### [Supplied information]
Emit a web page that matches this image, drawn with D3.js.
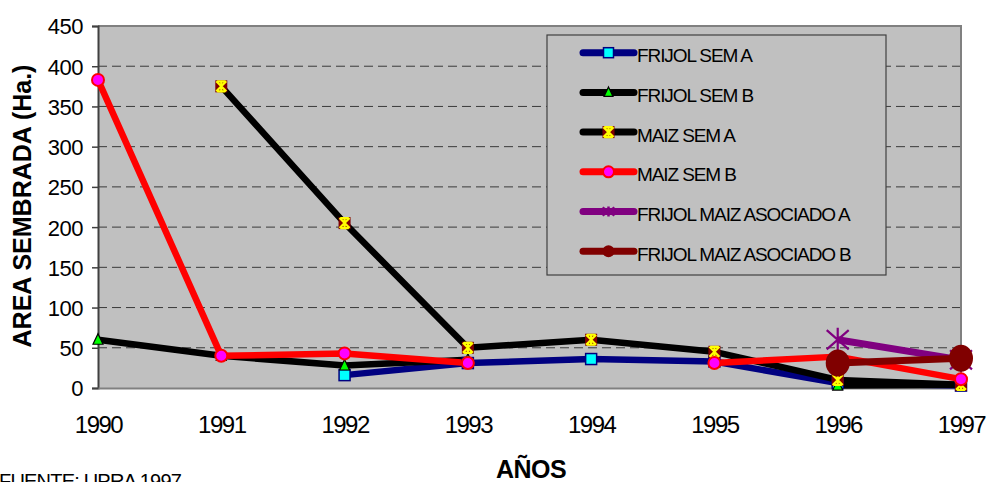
<!DOCTYPE html>
<html><head><meta charset="utf-8">
<script src="https://cdn.jsdelivr.net/npm/d3@7"></script>
<style>body{margin:0;background:#fff} svg{display:block}</style>
</head><body>
<svg id="c" width="989" height="482"></svg>
<script>
// ---- data ----
const years = ["1990","1991","1992","1993","1994","1995","1996","1997"];
const frijolSemA = [null, null, 16, 31, 36, 33, 6, 3];
const frijolSemB = [60, 40, 28, 35, null, null, 3, 4];
const maizSemA   = [null, 375, 205, 50, 60, 45, 10, 4];
const maizSemB   = [383, 40, 43, 31, null, 31, 39, 11];
const asocA      = [null, null, null, null, null, null, 60, 35];
const asocB      = [null, null, null, null, null, null, 31, 37];
const yTicks = [0, 50, 100, 150, 200, 250, 300, 350, 400, 450];
const seriesNames = ["FRIJOL SEM A","FRIJOL SEM B","MAIZ SEM A","MAIZ SEM B","FRIJOL MAIZ ASOCIADO A","FRIJOL MAIZ ASOCIADO B"];
const yTitle = "AREA SEMBRADA (Ha.)";
const xTitle = "AÑOS";
const source = "FUENTE: UPRA 1997";

const series = [
  {name: seriesNames[0], values: frijolSemA, color: "#000080", marker: "square"},
  {name: seriesNames[1], values: frijolSemB, color: "#000000", marker: "triangle"},
  {name: seriesNames[2], values: maizSemA,   color: "#000000", marker: "xsquare"},
  {name: seriesNames[3], values: maizSemB,   color: "#FF0000", marker: "circle"},
  {name: seriesNames[4], values: asocA,      color: "#800080", marker: "star"},
  {name: seriesNames[5], values: asocB,      color: "#800000", marker: "bigcircle"}
];

const svg = d3.select("#c");
const L = 98, R = 961, T = 26, B = 388;
const x = d3.scalePoint().domain(years).range([L, R]).padding(0);
const y = d3.scaleLinear().domain([0, 450]).range([B, T]);
const font = "'Liberation Sans', Arial, sans-serif";

// plot area
svg.append("rect").attr("x", L).attr("y", T).attr("width", R - L).attr("height", B - T)
  .attr("fill", "#C0C0C0");

// grid
svg.append("g").selectAll("line").data(yTicks.filter(v => v > 0 && v < 450)).join("line")
  .attr("x1", L).attr("x2", R).attr("y1", d => y(d)).attr("y2", d => y(d))
  .attr("stroke", "#3a3a3a").attr("stroke-width", 1).attr("stroke-dasharray", "9,5");

// border top/right
svg.append("path").attr("d", `M${L},${T}H${R}V${B}`).attr("fill", "none")
  .attr("stroke", "#808080").attr("stroke-width", 2);

// y axis
const yAxis = d3.axisLeft(y).tickValues(yTicks).tickSize(6).tickPadding(9).tickFormat(d3.format("d"));
const gy = svg.append("g").attr("transform", `translate(${L},0)`).call(yAxis);
gy.select(".domain").attr("stroke", "#404040").attr("stroke-width", 2);
gy.selectAll(".tick line").attr("stroke", "#404040").attr("stroke-width", 1.5);
gy.selectAll(".tick text").attr("font-family", font).attr("font-size", 22)
  .attr("letter-spacing", "-0.5px").attr("fill", "#000").attr("dy", "0.36em");

// x axis
const xAxis = d3.axisBottom(x).tickSize(0).tickPadding(0);
const gx = svg.append("g").attr("transform", `translate(0,${B})`).call(xAxis);
gx.select(".domain").attr("stroke", "#808080").attr("stroke-width", 2);
gx.selectAll(".tick text").attr("font-family", font).attr("font-size", 24)
  .attr("letter-spacing", "-1.5px").attr("fill", "#000").attr("dy", null).attr("y", 45);

// marker drawing
function drawMarker(g, type, cx, cy, legend) {
  const m = g.append("g").attr("transform", `translate(${cx},${cy})`);
  if (type === "square") {
    const s = legend ? 10 : 11;
    m.append("rect").attr("x", -s/2).attr("y", -s/2).attr("width", s).attr("height", s)
      .attr("fill", "#00FFFF").attr("stroke", "#000080").attr("stroke-width", 1.5);
  } else if (type === "triangle") {
    const s = legend ? 9 : 10;
    m.append("path").attr("d", `M0,${-s*0.6}L${s/2},${s*0.45}L${-s/2},${s*0.45}Z`)
      .attr("fill", "#00FF00").attr("stroke", "#000").attr("stroke-width", 1.2);
  } else if (type === "xsquare") {
    const s = 12;
    m.append("rect").attr("x", -s/2).attr("y", -s/2).attr("width", s).attr("height", s).attr("fill", "#800000");
    const h = s/2 - 1;
    m.append("path").attr("d", `M${-h},${-h}L${h},${h}M${h},${-h}L${-h},${h}M0,${-h}V${h}M${-h+1},${-h}H${h-1}M${-h+1},${h}H${h-1}`)
      .attr("stroke", "#FFFF00").attr("stroke-width", 2.2).attr("fill", "none");
  } else if (type === "circle") {
    const r = legend ? 5.5 : 6;
    m.append("circle").attr("r", r).attr("fill", "#FF00FF").attr("stroke", "#FF0000").attr("stroke-width", 2);
  } else if (type === "star") {
    const h = legend ? 6 : 11, v = legend ? 5 : 12;
    m.append("path").attr("d", `M${-h},${-v*0.8}L${h},${v*0.8}M${h},${-v*0.8}L${-h},${v*0.8}M0,${-v}V${v}`)
      .attr("stroke", "#800080").attr("stroke-width", legend ? 2.5 : 2.2).attr("fill", "none");
  } else if (type === "bigcircle") {
    const r = legend ? 6 : 12.5;
    m.append("ellipse").attr("rx", legend ? r : 12).attr("ry", legend ? r : 13.5).attr("fill", "#800000");
  }
}

// lines
const line = d3.line().defined(d => d.v != null).x(d => x(d.year)).y(d => y(d.v)).curve(d3.curveLinear);
const gl = svg.append("g");
series.forEach(s => {
  const pts = years.map((yr, i) => ({year: yr, v: s.values[i]}));
  gl.append("path").datum(pts).attr("d", line).attr("fill", "none")
    .attr("stroke", s.color).attr("stroke-width", s.marker === "star" || s.marker === "bigcircle" ? 7 : 6.5)
    .attr("stroke-linejoin", "round");
});
// markers
const gm = svg.append("g");
series.forEach(s => {
  years.forEach((yr, i) => {
    if (s.values[i] != null) drawMarker(gm, s.marker, x(yr), y(s.values[i]), false);
  });
});

// legend
const lg = svg.append("g");
lg.append("rect").attr("x", 547).attr("y", 35).attr("width", 339).attr("height", 240)
  .attr("fill", "#C0C0C0").attr("stroke", "#404040").attr("stroke-width", 1.2);
series.forEach((s, i) => {
  const cy = 52.7 + i * 39.7;
  lg.append("line").attr("x1", 583).attr("x2", 634).attr("y1", cy).attr("y2", cy)
    .attr("stroke", s.color).attr("stroke-width", 7).attr("stroke-linecap", "round");
  drawMarker(lg, s.marker, 608.5, cy, true);
  lg.append("text").attr("x", 637).attr("y", cy + 9.5).text(s.name)
    .attr("font-family", font).attr("font-size", 19).attr("letter-spacing", "-1.1px")
    .attr("fill", "#000");
});

// titles
svg.append("text").attr("transform", `translate(31,206) rotate(-90)`).attr("text-anchor", "middle")
  .attr("font-family", font).attr("font-size", 25).attr("font-weight", "bold").text(yTitle);
svg.append("text").attr("x", 531).attr("y", 478).attr("text-anchor", "middle")
  .attr("font-family", font).attr("font-size", 25).attr("font-weight", "bold")
  .attr("letter-spacing", "-0.5px").text(xTitle);
svg.append("text").attr("x", -1).attr("y", 488)
  .attr("font-family", font).attr("font-size", 20).attr("letter-spacing", "-0.8px").text(source);
</script>
</body></html>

### [Job]
Exclude the pictures, and transcribe all of the material exactly.

### [Task answer]
Emit a web page that matches this image, drawn with D3.js.
<!DOCTYPE html>
<html><head><meta charset="utf-8">
<script src="https://cdn.jsdelivr.net/npm/d3@7"></script>
<style>body{margin:0;background:#fff} svg{display:block}</style>
</head><body>
<svg id="c" width="989" height="482"></svg>
<script>
// ---- data ----
const years = ["1990","1991","1992","1993","1994","1995","1996","1997"];
const frijolSemA = [null, null, 16, 31, 36, 33, 6, 3];
const frijolSemB = [60, 40, 28, 35, null, null, 3, 4];
const maizSemA   = [null, 375, 205, 50, 60, 45, 10, 4];
const maizSemB   = [383, 40, 43, 31, null, 31, 39, 11];
const asocA      = [null, null, null, null, null, null, 60, 35];
const asocB      = [null, null, null, null, null, null, 31, 37];
const yTicks = [0, 50, 100, 150, 200, 250, 300, 350, 400, 450];
const seriesNames = ["FRIJOL SEM A","FRIJOL SEM B","MAIZ SEM A","MAIZ SEM B","FRIJOL MAIZ ASOCIADO A","FRIJOL MAIZ ASOCIADO B"];
const yTitle = "AREA SEMBRADA (Ha.)";
const xTitle = "AÑOS";
const source = "FUENTE: UPRA 1997";

const series = [
  {name: seriesNames[0], values: frijolSemA, color: "#000080", marker: "square"},
  {name: seriesNames[1], values: frijolSemB, color: "#000000", marker: "triangle"},
  {name: seriesNames[2], values: maizSemA,   color: "#000000", marker: "xsquare"},
  {name: seriesNames[3], values: maizSemB,   color: "#FF0000", marker: "circle"},
  {name: seriesNames[4], values: asocA,      color: "#800080", marker: "star"},
  {name: seriesNames[5], values: asocB,      color: "#800000", marker: "bigcircle"}
];

const svg = d3.select("#c");
const L = 98, R = 961, T = 26, B = 388;
const x = d3.scalePoint().domain(years).range([L, R]).padding(0);
const y = d3.scaleLinear().domain([0, 450]).range([B, T]);
const font = "'Liberation Sans', Arial, sans-serif";

// plot area
svg.append("rect").attr("x", L).attr("y", T).attr("width", R - L).attr("height", B - T)
  .attr("fill", "#C0C0C0");

// grid
svg.append("g").selectAll("line").data(yTicks.filter(v => v > 0 && v < 450)).join("line")
  .attr("x1", L).attr("x2", R).attr("y1", d => y(d)).attr("y2", d => y(d))
  .attr("stroke", "#3a3a3a").attr("stroke-width", 1).attr("stroke-dasharray", "9,5");

// border top/right
svg.append("path").attr("d", `M${L},${T}H${R}V${B}`).attr("fill", "none")
  .attr("stroke", "#808080").attr("stroke-width", 2);

// y axis
const yAxis = d3.axisLeft(y).tickValues(yTicks).tickSize(6).tickPadding(9).tickFormat(d3.format("d"));
const gy = svg.append("g").attr("transform", `translate(${L},0)`).call(yAxis);
gy.select(".domain").attr("stroke", "#404040").attr("stroke-width", 2);
gy.selectAll(".tick line").attr("stroke", "#404040").attr("stroke-width", 1.5);
gy.selectAll(".tick text").attr("font-family", font).attr("font-size", 22)
  .attr("letter-spacing", "-0.5px").attr("fill", "#000").attr("dy", "0.36em");

// x axis
const xAxis = d3.axisBottom(x).tickSize(0).tickPadding(0);
const gx = svg.append("g").attr("transform", `translate(0,${B})`).call(xAxis);
gx.select(".domain").attr("stroke", "#808080").attr("stroke-width", 2);
gx.selectAll(".tick text").attr("font-family", font).attr("font-size", 24)
  .attr("letter-spacing", "-1.5px").attr("fill", "#000").attr("dy", null).attr("y", 45);

// marker drawing
function drawMarker(g, type, cx, cy, legend) {
  const m = g.append("g").attr("transform", `translate(${cx},${cy})`);
  if (type === "square") {
    const s = legend ? 10 : 11;
    m.append("rect").attr("x", -s/2).attr("y", -s/2).attr("width", s).attr("height", s)
      .attr("fill", "#00FFFF").attr("stroke", "#000080").attr("stroke-width", 1.5);
  } else if (type === "triangle") {
    const s = legend ? 9 : 10;
    m.append("path").attr("d", `M0,${-s*0.6}L${s/2},${s*0.45}L${-s/2},${s*0.45}Z`)
      .attr("fill", "#00FF00").attr("stroke", "#000").attr("stroke-width", 1.2);
  } else if (type === "xsquare") {
    const s = 12;
    m.append("rect").attr("x", -s/2).attr("y", -s/2).attr("width", s).attr("height", s).attr("fill", "#800000");
    const h = s/2 - 1;
    m.append("path").attr("d", `M${-h},${-h}L${h},${h}M${h},${-h}L${-h},${h}M0,${-h}V${h}M${-h+1},${-h}H${h-1}M${-h+1},${h}H${h-1}`)
      .attr("stroke", "#FFFF00").attr("stroke-width", 2.2).attr("fill", "none");
  } else if (type === "circle") {
    const r = legend ? 5.5 : 6;
    m.append("circle").attr("r", r).attr("fill", "#FF00FF").attr("stroke", "#FF0000").attr("stroke-width", 2);
  } else if (type === "star") {
    const h = legend ? 6 : 11, v = legend ? 5 : 12;
    m.append("path").attr("d", `M${-h},${-v*0.8}L${h},${v*0.8}M${h},${-v*0.8}L${-h},${v*0.8}M0,${-v}V${v}`)
      .attr("stroke", "#800080").attr("stroke-width", legend ? 2.5 : 2.2).attr("fill", "none");
  } else if (type === "bigcircle") {
    const r = legend ? 6 : 12.5;
    m.append("ellipse").attr("rx", legend ? r : 12).attr("ry", legend ? r : 13.5).attr("fill", "#800000");
  }
}

// lines
const line = d3.line().defined(d => d.v != null).x(d => x(d.year)).y(d => y(d.v)).curve(d3.curveLinear);
const gl = svg.append("g");
series.forEach(s => {
  const pts = years.map((yr, i) => ({year: yr, v: s.values[i]}));
  gl.append("path").datum(pts).attr("d", line).attr("fill", "none")
    .attr("stroke", s.color).attr("stroke-width", s.marker === "star" || s.marker === "bigcircle" ? 7 : 6.5)
    .attr("stroke-linejoin", "round");
});
// markers
const gm = svg.append("g");
series.forEach(s => {
  years.forEach((yr, i) => {
    if (s.values[i] != null) drawMarker(gm, s.marker, x(yr), y(s.values[i]), false);
  });
});

// legend
const lg = svg.append("g");
lg.append("rect").attr("x", 547).attr("y", 35).attr("width", 339).attr("height", 240)
  .attr("fill", "#C0C0C0").attr("stroke", "#404040").attr("stroke-width", 1.2);
series.forEach((s, i) => {
  const cy = 52.7 + i * 39.7;
  lg.append("line").attr("x1", 583).attr("x2", 634).attr("y1", cy).attr("y2", cy)
    .attr("stroke", s.color).attr("stroke-width", 7).attr("stroke-linecap", "round");
  drawMarker(lg, s.marker, 608.5, cy, true);
  lg.append("text").attr("x", 637).attr("y", cy + 9.5).text(s.name)
    .attr("font-family", font).attr("font-size", 19).attr("letter-spacing", "-1.1px")
    .attr("fill", "#000");
});

// titles
svg.append("text").attr("transform", `translate(31,206) rotate(-90)`).attr("text-anchor", "middle")
  .attr("font-family", font).attr("font-size", 25).attr("font-weight", "bold").text(yTitle);
svg.append("text").attr("x", 531).attr("y", 478).attr("text-anchor", "middle")
  .attr("font-family", font).attr("font-size", 25).attr("font-weight", "bold")
  .attr("letter-spacing", "-0.5px").text(xTitle);
svg.append("text").attr("x", -1).attr("y", 488)
  .attr("font-family", font).attr("font-size", 20).attr("letter-spacing", "-0.8px").text(source);
</script>
</body></html>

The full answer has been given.